Caffe源码阅读(粗读)–网络初始化
上一篇博文中我们简单了解了网络初始化过程,接下来我们仍将粗略理解网络训练过程。在网络初始化完成之后,生成的Solver类对象solver将会调用Solve()函数训练网络并保存训练好的网络模型。
src/caffe/solver.cpp
Solve()函数首先根据resume_file是否为空来判断是否需要finetuning网络模型,如果resume_file不为空,就从之前训练好的网络中直接拷贝网络参数。然后设置起始迭代位置,这个是为了从之前突然中断的网络训练中回复而设定的。接着调用该类的Step()函数。
Step()函数需要预先根据参数输入设定训练起始和终结位置,并从用户参数中回复average loss。这个参数是设定对多少迭代范围内的loss值做一次平滑处理,这个平滑操作实在UpdateSmoothedLoss()函数调用时进行的。
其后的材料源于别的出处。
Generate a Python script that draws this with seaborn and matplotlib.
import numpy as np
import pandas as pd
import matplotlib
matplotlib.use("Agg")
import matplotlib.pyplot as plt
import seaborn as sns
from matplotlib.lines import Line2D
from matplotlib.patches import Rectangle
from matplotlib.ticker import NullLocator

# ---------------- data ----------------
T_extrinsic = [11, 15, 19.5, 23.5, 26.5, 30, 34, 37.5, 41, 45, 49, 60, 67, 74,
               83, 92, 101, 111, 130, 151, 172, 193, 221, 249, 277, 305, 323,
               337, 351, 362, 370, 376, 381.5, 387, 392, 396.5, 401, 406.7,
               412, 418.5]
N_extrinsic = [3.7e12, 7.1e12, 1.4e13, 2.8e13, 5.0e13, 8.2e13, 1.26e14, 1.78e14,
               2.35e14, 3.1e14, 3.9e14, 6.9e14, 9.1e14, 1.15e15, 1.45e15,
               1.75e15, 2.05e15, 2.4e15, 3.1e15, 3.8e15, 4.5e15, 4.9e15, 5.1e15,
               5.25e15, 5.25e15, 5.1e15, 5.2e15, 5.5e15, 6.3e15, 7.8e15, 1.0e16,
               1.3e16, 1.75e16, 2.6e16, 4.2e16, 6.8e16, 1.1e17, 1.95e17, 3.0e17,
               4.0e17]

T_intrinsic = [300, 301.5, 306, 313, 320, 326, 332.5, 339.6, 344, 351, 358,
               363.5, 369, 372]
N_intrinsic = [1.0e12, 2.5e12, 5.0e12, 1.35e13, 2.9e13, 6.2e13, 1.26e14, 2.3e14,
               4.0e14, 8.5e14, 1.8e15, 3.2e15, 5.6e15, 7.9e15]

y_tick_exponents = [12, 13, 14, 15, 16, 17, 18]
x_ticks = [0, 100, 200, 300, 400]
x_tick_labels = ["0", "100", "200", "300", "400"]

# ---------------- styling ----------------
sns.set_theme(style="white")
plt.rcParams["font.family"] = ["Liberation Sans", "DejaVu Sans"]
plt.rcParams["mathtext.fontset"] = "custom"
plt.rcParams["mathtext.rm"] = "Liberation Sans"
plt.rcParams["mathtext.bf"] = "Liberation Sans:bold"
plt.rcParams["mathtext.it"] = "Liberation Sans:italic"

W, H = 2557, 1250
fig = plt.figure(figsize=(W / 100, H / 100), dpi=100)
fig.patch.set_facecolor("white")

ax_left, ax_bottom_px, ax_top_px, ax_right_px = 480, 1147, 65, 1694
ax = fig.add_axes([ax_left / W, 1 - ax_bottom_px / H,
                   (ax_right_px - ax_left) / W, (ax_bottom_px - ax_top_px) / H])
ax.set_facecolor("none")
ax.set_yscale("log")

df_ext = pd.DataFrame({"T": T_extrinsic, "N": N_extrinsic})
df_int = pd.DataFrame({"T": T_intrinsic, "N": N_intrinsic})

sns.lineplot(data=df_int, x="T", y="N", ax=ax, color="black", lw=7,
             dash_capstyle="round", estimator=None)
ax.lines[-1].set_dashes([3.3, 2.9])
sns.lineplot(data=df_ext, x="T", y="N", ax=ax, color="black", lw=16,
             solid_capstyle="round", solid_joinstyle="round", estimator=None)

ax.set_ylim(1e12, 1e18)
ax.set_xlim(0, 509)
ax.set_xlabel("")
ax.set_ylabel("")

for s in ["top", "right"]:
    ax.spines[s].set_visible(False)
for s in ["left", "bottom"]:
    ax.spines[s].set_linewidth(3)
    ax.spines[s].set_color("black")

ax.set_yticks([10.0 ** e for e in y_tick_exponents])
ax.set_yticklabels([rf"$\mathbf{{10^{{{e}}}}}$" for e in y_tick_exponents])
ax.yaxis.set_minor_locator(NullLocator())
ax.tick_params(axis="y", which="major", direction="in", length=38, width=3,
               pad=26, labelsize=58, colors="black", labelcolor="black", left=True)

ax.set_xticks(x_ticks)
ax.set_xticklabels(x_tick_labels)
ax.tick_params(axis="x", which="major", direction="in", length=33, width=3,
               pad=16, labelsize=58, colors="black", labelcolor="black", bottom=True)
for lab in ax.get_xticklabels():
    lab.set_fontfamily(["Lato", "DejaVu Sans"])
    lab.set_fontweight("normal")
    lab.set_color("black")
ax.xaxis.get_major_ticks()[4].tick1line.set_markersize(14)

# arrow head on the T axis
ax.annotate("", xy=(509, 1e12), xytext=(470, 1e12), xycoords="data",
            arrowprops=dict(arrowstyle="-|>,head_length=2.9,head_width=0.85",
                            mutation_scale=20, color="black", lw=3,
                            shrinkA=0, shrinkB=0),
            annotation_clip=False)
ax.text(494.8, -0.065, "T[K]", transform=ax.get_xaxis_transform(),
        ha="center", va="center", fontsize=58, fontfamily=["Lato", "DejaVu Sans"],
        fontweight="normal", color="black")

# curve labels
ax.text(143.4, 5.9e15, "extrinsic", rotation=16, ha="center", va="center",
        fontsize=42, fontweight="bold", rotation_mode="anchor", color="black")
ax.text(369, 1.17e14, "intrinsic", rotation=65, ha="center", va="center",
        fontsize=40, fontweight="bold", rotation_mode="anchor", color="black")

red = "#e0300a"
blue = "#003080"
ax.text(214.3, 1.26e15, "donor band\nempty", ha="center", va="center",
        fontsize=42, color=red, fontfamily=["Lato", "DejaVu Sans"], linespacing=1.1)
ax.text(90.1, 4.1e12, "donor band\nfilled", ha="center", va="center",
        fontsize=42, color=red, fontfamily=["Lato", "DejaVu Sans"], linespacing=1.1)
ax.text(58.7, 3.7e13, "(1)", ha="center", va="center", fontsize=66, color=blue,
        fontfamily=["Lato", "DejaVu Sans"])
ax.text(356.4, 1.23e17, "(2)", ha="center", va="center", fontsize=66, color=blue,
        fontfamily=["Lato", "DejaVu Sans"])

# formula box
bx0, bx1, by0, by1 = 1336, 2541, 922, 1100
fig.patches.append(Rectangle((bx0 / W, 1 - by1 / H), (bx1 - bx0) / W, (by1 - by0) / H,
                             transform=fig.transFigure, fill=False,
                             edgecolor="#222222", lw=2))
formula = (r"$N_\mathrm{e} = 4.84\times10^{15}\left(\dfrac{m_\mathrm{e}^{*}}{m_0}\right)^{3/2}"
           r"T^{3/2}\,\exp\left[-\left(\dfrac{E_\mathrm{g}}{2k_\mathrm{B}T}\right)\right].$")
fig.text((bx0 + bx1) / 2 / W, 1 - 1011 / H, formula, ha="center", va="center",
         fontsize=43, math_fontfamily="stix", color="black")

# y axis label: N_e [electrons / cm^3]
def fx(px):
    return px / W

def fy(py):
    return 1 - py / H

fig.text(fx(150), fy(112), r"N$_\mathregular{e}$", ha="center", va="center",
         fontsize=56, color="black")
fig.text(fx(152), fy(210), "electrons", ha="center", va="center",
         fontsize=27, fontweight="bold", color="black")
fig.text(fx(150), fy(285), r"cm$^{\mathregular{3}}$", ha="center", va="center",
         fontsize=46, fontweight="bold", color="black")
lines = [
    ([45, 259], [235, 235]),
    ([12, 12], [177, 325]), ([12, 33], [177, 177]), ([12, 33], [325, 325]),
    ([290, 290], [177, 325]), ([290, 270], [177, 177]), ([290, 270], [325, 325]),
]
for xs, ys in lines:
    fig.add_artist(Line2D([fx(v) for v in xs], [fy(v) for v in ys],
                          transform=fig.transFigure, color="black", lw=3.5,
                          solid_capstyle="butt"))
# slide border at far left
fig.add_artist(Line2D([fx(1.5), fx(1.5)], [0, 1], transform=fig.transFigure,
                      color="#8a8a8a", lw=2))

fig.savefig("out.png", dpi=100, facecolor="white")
接着在一个while循环内,开始迭代优化网络参数。
while (iter_ < stop_iter) {
//首先清除前一轮迭代产生的梯度
net_->ClearParamDiffs();
//判断一下是否需要进行测试,参数test_interval由用户设定来每隔test_interval次进行一次测试
if (param_.test_interval() && iter_ % param_.test_interval() == 0
&& (iter_ > 0 || param_.test_initialization())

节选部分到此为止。